Thursday, May 20, 2010

In Big Oil, it takes one to tango

A week ago, Guambat had a brief post. He extracted the following quote from an article that really didn't have any context for this particular extract:
Mr Tony Hayward, BP's CEO, told the BBC the permit regime in the US was as rigorous as anywhere in the world.
Not terribly impressed with the implications, Guambat asked,
How does THAT make you feel?
Turns out, that was not as rhetorical as Guambat thought when he made that flippant remark:

AP INVESTIGATION: Oil self-regulates around globe
The U.S. government is not alone in ceding responsibility to the oil industry for the design of key safety features on offshore rigs, a trend coming under scrutiny worldwide following the deadly blowout in the Gulf of Mexico.

Across the globe, industry-driven regulation is the norm, not the exception.

An Associated Press investigation shows other nations harvesting oil and gas from offshore fields, including Britain, Norway, Australia and Canada, have moved in the same direction: Governments set the general safety standards that must be met, but leave it to rig operators to work out the details.

The shift away from more heavy-handed regulation started about two decades ago and was based on the notion that oil companies best know the risks of offshore operations - and how to minimize them.

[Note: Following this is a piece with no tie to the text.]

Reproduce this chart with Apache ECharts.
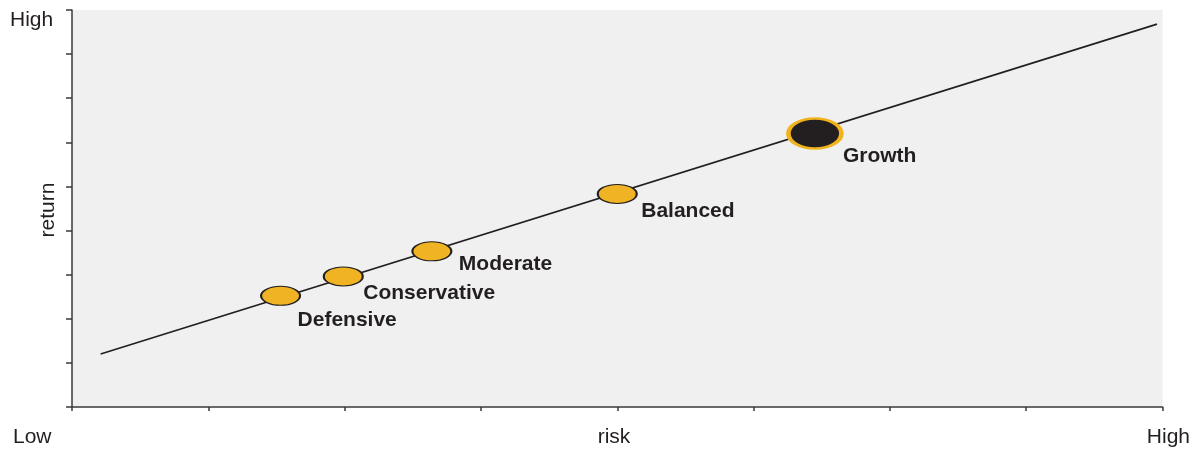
<!DOCTYPE html>
<html>
<head>
<meta charset="utf-8">
<script src="https://cdn.jsdelivr.net/npm/echarts@6/dist/echarts.min.js"></script>
<style>
  html, body { margin: 0; padding: 0; background: #ffffff; }
  #chart { width: 1195px; height: 449px; }
</style>
</head>
<body>
<div id="chart"></div>
<script>
// Risk / return profiles along a trade-off line
const profiles = ['Defensive', 'Conservative', 'Moderate', 'Balanced', 'Growth'];
const riskValues = [15.3, 19.9, 26.4, 40.0, 54.5];
const returnValues = [25.2, 29.6, 35.3, 48.3, 62.0];
const highlighted = 'Growth';

// Trade-off line end points
const trendRisk = [2.1, 79.6];
const trendReturn = [12.0, 86.8];

// Axis texts
const xTickLabels = ['Low', 'risk', 'High'];
const yTickLabels = ['High'];
const yAxisTitle = 'return';

const ink = '#231f20';
const gold = '#f0b323';
const textFont = '"Liberation Sans", Arial, Helvetica, sans-serif';

// label placement relative to each marker centre [dx, dy]
const labelShift = {
  Defensive: [17, 24],
  Conservative: [20, 17],
  Moderate: [27, 13],
  Balanced: [24, 17],
  Growth: [28, 23]
};

const pointData = profiles.map((name, i) => {
  const isHi = name === highlighted;
  return {
    name: name,
    value: [riskValues[i], returnValues[i]],
    symbolSize: isHi ? [53, 30] : [39, 19],
    itemStyle: isHi
      ? { color: ink, borderColor: '#f0b31c', borderWidth: 3.5, opacity: 1 }
      : { color: gold, borderColor: ink, borderWidth: 1.5, opacity: 1 },
    label: { offset: labelShift[name] }
  };
});

const trendData = trendRisk.map((x, i) => [x, trendReturn[i]]);

const chart = echarts.init(document.getElementById('chart'), null, { renderer: 'canvas' });

const axisBase = {
  type: 'value',
  interval: 10,
  splitLine: { show: false },
  axisLabel: { show: false },
  axisLine: { show: true, onZero: false, lineStyle: { color: '#3a3a3a', width: 1.5 } },
  axisTick: { show: true, inside: false, lineStyle: { color: '#3a3a3a', width: 1.5 } }
};

chart.setOption({
  animation: false,
  backgroundColor: '#ffffff',
  grid: {
    left: 72, right: 32.5, top: 10, bottom: 42,
    show: true, backgroundColor: '#f0f0f0', borderWidth: 0,
    outerBoundsMode: 'none'
  },
  xAxis: Object.assign({}, axisBase, {
    min: 0, max: 80,
    axisTick: Object.assign({}, axisBase.axisTick, { length: 4 })
  }),
  yAxis: Object.assign({}, axisBase, {
    min: 0, max: 90,
    axisTick: Object.assign({}, axisBase.axisTick, { length: 6 })
  }),
  series: [
    {
      type: 'line',
      data: trendData,
      symbol: 'none',
      silent: true,
      z: 2,
      lineStyle: { color: ink, width: 1.6 }
    },
    {
      type: 'scatter',
      data: pointData,
      symbol: 'circle',
      z: 3,
      itemStyle: { opacity: 1 },
      label: {
        show: true,
        position: 'inside',
        align: 'left',
        verticalAlign: 'middle',
        formatter: '{b}',
        color: ink,
        opacity: 1,
        fontFamily: textFont,
        fontWeight: 'bold',
        fontSize: 21
      },
      emphasis: { disabled: true }
    }
  ],
  graphic: [
    {
      type: 'text', x: 10, y: 20,
      style: { text: yTickLabels[0], font: '21px ' + textFont, fill: ink, align: 'left', verticalAlign: 'middle' }
    },
    {
      type: 'text', x: 48, y: 210, rotation: Math.PI / 2,
      style: { text: yAxisTitle, font: '21px ' + textFont, fill: ink, align: 'center', verticalAlign: 'middle' }
    },
    {
      type: 'text', x: 13, y: 437,
      style: { text: xTickLabels[0], font: '21px ' + textFont, fill: ink, align: 'left', verticalAlign: 'middle' }
    },
    {
      type: 'text', x: 614, y: 437,
      style: { text: xTickLabels[1], font: '21px ' + textFont, fill: ink, align: 'center', verticalAlign: 'middle' }
    },
    {
      type: 'text', x: 1190, y: 437,
      style: { text: xTickLabels[2], font: '21px ' + textFont, fill: ink, align: 'right', verticalAlign: 'middle' }
    }
  ]
});
</script>
</body>
</html>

But the Deepwater Horizon explosion on April 20 and another platform incident in the Timor Sea off Australia last year have raised concerns that Big Oil has been given too much leeway to police itself.

Read on.

For some reason (Guambat makes mental associations that are far from rational), the image of riding a bicycle with no hands on the handles comes to mind. It's a wonderfully free feeling of almost flying -- until it all goes pear shaped.